Damit haben wir bereits eine einfache und eine doppelte Tour. Das Ganze wird wiederholt bis wir die Reihenfolge Einfach, doppelt, einfach, doppelt, einfach, abgearbeitet haben (3x4x3x4x3=432 Touren)
In 3 Pakete zu ca. 300 g teilen, vakuumieren und einfrieren. Aus dem Rest wird probegebacken: Spanisch Brötli aus einer Doppellage Teig je 5 mm dick (Titelbild). Und Flûtes au beurre mit Kümmel. (Folgendes Bild)

Anmerkung
Blätterteig herzustellen, hat nichts Mystisches an sich. Dieser Teig war weich, willig und sehr gut auszurollen. Die Herstellung ist nicht einmal besonders aufwendig. Der reine Zeitaufwand ist relativ gering, lediglich die Warte- und Kühlzeiten ziehen das ganze Prozedere in die Länge. Gerade die Zwischenkühlungen sind jedoch für den Erfolg wichtig. Wird der Blätterteig zu rasch und noch warm touriert, so können sich die Schichten vermischen und der Teig geht nicht mehr linear auf.
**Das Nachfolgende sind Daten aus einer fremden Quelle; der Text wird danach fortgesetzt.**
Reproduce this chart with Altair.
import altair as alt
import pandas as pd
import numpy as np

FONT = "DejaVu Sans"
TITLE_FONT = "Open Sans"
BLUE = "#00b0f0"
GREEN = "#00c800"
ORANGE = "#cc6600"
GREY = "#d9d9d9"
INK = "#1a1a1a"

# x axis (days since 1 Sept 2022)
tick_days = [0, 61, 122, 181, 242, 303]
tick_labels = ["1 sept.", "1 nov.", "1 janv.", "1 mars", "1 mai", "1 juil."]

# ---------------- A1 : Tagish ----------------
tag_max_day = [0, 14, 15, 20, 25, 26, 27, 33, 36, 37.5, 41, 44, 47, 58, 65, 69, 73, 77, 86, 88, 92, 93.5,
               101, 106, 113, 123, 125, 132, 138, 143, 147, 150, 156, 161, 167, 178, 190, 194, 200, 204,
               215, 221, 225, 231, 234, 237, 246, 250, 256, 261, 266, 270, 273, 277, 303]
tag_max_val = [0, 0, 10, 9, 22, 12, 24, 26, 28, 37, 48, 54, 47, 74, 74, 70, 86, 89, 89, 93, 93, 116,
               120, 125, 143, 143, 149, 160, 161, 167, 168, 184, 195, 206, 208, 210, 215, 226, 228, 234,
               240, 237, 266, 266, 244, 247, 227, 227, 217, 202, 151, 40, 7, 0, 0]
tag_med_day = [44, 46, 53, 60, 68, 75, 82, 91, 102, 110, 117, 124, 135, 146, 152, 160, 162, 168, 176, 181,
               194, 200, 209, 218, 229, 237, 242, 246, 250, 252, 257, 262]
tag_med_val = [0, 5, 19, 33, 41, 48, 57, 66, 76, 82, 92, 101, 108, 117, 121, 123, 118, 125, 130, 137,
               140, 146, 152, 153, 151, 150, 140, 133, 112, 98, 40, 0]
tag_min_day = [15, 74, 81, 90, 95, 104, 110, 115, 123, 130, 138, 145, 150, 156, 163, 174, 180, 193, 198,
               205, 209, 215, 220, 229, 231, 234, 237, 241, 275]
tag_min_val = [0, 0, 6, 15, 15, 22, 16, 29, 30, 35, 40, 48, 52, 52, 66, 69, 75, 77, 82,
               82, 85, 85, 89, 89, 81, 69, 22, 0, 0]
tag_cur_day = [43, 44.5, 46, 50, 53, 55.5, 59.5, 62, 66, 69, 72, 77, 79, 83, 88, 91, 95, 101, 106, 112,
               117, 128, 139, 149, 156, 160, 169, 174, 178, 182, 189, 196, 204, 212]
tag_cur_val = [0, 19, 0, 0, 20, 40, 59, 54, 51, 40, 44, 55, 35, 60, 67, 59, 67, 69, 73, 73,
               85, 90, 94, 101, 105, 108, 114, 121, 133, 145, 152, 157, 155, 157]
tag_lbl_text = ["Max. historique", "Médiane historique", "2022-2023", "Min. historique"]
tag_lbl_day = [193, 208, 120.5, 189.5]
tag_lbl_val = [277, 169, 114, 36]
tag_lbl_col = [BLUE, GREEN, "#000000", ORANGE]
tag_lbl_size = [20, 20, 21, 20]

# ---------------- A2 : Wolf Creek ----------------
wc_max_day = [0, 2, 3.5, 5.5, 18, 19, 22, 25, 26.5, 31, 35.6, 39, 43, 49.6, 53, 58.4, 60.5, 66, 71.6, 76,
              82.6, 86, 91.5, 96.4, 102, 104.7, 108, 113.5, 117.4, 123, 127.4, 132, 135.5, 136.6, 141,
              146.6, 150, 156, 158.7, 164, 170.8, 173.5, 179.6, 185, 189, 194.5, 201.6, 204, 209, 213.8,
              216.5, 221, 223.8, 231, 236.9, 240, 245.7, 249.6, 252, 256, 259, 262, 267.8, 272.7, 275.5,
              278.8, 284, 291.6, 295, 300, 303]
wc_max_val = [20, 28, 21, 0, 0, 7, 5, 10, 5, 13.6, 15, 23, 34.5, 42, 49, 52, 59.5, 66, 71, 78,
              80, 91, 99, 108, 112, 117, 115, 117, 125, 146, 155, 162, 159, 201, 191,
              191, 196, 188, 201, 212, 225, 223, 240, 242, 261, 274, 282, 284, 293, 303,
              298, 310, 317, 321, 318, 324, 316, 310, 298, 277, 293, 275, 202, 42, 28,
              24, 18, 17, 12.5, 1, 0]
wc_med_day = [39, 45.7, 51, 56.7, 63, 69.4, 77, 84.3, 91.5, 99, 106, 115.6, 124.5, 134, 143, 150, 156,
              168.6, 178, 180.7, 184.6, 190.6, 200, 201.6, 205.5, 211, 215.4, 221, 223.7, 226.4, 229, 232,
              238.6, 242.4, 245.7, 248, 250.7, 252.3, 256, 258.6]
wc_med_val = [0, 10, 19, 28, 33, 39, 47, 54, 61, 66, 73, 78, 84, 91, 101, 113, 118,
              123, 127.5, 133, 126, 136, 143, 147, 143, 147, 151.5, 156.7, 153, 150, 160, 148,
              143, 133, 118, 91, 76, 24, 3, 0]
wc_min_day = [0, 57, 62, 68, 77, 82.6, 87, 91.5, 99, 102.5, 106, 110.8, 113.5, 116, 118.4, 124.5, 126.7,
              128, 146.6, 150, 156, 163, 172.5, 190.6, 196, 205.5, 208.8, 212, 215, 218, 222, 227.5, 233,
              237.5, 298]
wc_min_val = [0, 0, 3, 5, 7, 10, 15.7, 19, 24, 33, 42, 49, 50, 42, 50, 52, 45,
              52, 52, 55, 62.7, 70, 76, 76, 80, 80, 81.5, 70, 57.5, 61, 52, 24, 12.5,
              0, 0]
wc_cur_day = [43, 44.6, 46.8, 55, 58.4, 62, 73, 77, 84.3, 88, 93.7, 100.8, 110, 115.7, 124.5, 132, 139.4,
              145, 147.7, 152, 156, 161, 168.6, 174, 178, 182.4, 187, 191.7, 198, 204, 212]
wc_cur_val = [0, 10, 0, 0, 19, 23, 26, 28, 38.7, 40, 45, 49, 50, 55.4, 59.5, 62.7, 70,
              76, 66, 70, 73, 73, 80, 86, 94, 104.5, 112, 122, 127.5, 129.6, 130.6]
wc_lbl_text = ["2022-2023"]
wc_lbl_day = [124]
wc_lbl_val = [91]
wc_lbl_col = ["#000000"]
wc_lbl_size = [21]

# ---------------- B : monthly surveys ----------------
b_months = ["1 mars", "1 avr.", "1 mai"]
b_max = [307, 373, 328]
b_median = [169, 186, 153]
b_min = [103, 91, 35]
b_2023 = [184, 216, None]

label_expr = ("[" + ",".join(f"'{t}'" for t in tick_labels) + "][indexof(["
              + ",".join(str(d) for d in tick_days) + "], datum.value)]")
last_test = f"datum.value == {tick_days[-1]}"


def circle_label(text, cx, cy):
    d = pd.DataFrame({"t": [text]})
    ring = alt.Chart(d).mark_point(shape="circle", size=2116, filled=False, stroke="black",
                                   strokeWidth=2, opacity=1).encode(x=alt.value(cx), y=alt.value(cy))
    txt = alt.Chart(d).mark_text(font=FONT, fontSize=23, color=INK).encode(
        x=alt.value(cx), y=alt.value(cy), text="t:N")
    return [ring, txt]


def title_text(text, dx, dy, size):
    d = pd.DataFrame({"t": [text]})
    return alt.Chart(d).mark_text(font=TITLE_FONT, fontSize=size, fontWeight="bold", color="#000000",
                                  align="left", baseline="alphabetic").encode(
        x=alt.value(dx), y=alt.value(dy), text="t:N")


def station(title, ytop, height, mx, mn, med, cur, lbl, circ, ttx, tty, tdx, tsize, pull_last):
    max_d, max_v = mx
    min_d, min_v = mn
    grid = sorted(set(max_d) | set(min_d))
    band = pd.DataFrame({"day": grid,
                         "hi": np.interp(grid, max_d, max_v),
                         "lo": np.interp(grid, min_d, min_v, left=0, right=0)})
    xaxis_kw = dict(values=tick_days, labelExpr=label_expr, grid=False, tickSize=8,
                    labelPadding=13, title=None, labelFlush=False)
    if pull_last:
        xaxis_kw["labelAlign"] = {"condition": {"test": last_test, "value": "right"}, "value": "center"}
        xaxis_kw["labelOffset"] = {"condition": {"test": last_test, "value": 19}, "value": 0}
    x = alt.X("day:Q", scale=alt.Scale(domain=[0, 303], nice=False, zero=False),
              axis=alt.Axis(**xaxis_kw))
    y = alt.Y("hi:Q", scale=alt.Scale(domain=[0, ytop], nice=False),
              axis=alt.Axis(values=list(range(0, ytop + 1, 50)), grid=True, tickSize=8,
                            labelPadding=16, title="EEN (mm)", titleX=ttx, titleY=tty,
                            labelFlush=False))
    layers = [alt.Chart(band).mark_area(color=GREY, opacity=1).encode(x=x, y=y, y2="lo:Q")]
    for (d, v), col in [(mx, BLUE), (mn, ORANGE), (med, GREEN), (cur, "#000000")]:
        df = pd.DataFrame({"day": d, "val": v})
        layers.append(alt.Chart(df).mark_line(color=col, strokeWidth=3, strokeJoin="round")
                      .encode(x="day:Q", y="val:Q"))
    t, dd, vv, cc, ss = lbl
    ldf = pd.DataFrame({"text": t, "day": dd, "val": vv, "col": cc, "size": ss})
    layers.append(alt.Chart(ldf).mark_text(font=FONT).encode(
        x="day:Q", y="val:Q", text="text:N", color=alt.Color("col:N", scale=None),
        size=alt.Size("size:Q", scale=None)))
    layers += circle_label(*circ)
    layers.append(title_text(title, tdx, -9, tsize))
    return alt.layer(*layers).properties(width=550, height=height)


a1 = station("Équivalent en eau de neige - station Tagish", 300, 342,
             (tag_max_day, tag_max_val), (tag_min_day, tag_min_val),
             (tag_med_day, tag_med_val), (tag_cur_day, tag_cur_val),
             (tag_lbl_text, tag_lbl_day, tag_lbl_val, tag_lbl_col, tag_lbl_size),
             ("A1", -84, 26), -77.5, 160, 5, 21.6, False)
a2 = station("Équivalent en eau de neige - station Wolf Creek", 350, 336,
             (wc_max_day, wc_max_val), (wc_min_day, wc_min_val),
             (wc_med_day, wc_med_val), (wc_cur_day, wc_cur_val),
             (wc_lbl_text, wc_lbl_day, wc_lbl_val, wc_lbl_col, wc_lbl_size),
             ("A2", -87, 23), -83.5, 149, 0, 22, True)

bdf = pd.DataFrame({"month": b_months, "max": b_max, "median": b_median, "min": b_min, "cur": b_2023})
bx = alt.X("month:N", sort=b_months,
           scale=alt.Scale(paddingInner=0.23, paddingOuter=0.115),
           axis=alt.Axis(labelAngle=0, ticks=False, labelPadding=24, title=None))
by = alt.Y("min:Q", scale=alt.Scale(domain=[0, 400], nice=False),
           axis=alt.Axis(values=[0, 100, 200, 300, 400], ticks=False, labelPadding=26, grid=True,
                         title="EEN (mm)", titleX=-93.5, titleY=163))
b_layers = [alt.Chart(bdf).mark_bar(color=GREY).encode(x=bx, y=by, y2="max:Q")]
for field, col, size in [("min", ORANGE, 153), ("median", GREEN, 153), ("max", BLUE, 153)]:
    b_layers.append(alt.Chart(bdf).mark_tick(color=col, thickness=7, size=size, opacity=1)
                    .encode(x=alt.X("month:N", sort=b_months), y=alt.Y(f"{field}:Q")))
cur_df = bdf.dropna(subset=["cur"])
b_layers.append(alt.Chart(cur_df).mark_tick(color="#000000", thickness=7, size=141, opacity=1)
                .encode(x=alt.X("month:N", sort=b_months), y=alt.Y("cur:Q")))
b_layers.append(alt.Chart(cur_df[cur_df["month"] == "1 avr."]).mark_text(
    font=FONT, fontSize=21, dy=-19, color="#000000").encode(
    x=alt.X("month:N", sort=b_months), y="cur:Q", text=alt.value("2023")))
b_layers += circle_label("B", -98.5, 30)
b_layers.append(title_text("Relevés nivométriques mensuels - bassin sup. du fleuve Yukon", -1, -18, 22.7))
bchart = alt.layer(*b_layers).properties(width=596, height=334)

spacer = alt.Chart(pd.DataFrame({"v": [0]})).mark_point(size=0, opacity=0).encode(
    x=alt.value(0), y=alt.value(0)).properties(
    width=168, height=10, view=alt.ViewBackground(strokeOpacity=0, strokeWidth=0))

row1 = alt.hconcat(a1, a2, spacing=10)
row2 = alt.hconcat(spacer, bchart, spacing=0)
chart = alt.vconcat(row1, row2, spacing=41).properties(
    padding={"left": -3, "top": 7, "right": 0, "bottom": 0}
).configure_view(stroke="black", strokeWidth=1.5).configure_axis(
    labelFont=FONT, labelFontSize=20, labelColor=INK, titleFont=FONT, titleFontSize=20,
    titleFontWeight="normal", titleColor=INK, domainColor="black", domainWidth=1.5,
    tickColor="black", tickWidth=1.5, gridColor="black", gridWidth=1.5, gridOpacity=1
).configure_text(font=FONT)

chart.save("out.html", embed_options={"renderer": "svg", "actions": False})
Das Geheimnis dieses Teiges besteht einerseits im Essig, der dem Grundteig zugesetzt wird. Das macht den Teig mürbe. Zähe Blätterteigböden in Feingebäck werden damit vermieden. Andererseits erlaubt die Butter-Mehlmischung, die anstelle der Einziehbutter verwendet wird, auch mit unserer (meist zu weichen) Butter zu arbeiten. Der Grundteig soll fest, aber nicht allzu fest sein.
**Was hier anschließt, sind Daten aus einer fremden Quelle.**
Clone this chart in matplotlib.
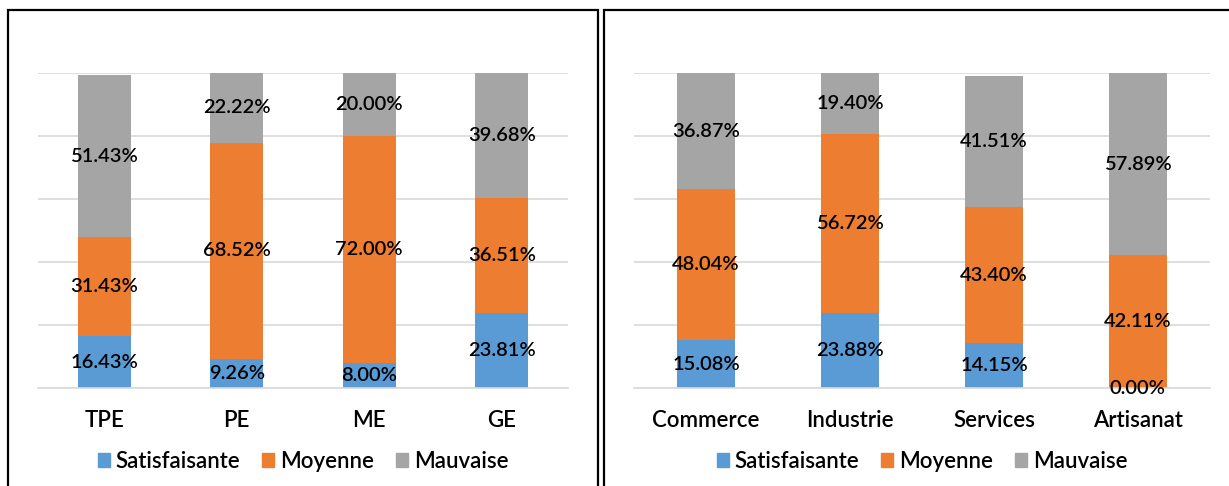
import matplotlib
matplotlib.use("Agg")
import matplotlib.pyplot as plt
from matplotlib.patches import Rectangle, Patch

plt.rcParams['font.family'] = ['Lato', 'DejaVu Sans']

series = ["Satisfaisante", "Moyenne", "Mauvaise"]
colors = ["#5B9BD5", "#ED7D31", "#A5A5A5"]

size_cats = ["TPE", "PE", "ME", "GE"]
size_satis = [16.43, 9.26, 8.00, 23.81]
size_moy = [31.43, 68.52, 72.00, 36.51]
size_mauv = [51.43, 22.22, 20.00, 39.68]

sect_cats = ["Commerce", "Industrie", "Services", "Artisanat"]
sect_satis = [15.08, 23.88, 14.15, 0.00]
sect_moy = [48.04, 56.72, 43.40, 42.11]
sect_mauv = [36.87, 19.40, 41.51, 57.89]

W, H = 1229, 486
fig = plt.figure(figsize=(W / 100, H / 100), dpi=100)

def fx(px):
    return px / W

def fy(py):
    return 1 - py / H

# panel borders
for x0, x1 in [(8, 598), (604, 1240)]:
    fig.add_artist(Rectangle((fx(x0), fy(500)), fx(x1 - x0), fy(10) - fy(500),
                             transform=fig.transFigure, fill=False,
                             edgecolor="black", linewidth=1.6, zorder=0))

def draw(rect, cats, vals):
    ax = fig.add_axes(rect)
    x = list(range(len(cats)))
    bottom = [0.0] * len(cats)
    for name, col, v in zip(series, colors, vals):
        ax.bar(x, v, width=0.4, bottom=bottom, color=col, label=name, zorder=2)
        for i in x:
            ax.text(i, bottom[i] + v[i] / 2, f"{v[i]:.2f}%", ha="center", va="center",
                    fontsize=14.5, fontweight="semibold", color="black", zorder=3)
        bottom = [b + vv for b, vv in zip(bottom, v)]
    ax.set_ylim(0, 100)
    ax.set_xlim(-0.5, len(cats) - 0.5)
    ax.set_yticks([0, 20, 40, 60, 80, 100])
    ax.yaxis.grid(True, color="#D9D9D9", linewidth=1.2, zorder=0)
    ax.set_axisbelow(True)
    for s in ["top", "right", "left"]:
        ax.spines[s].set_visible(False)
    ax.spines["bottom"].set_color("#D9D9D9")
    ax.spines["bottom"].set_linewidth(1.2)
    ax.set_yticklabels([])
    ax.tick_params(axis="y", length=0)
    ax.tick_params(axis="x", length=0, pad=16, labelsize=16)
    for t in ax.get_xticklabels():
        t.set_fontweight("semibold")
    ax.set_xticks(x)
    ax.set_xticklabels(cats, fontweight="semibold")
    handles = [Patch(color=c) for c in colors]
    ax.legend(handles, series, loc="center", bbox_to_anchor=(0.5, -0.233), ncol=3,
              frameon=False, handlelength=0.55, handleheight=0.55,
              handletextpad=0.25, columnspacing=1.0,
              prop={"size": 16, "weight": "semibold"})
    return ax

draw([fx(38), fy(388), fx(530), fy(73) - fy(388)], size_cats,
     [size_satis, size_moy, size_mauv])
draw([fx(634), fy(388), fx(576), fy(73) - fy(388)], sect_cats,
     [sect_satis, sect_moy, sect_mauv])

fig.savefig("out.png", dpi=100)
Den Originalartikel von Vinzenz Klink mit einem Butter/Mehl-verhältnis von ca. 25% findet man hier. Johannes hat das Butter-Mehl-verhältnis aufgrund seiner beruflichen Erfahrung in seiner Rezeptadaption auf 50% geändert. Daran habe ich mich gehalten.
Geschmacklich ist der Teig sehr buttrig, zart, zergeht auf der Zunge. Zweifellos ein toller Teig. Für meinen Geschmack, der ich mich an trockene Teige mit 25% Ziehmargarine gewohnt bin, ist der Teig jedoch etwas zu buttrig. Bei den nächsten Versuchen werde ich den Mehlgehalt im Grundteig etwas erhöhen. Ggf. unter Anpassung der Wassermenge.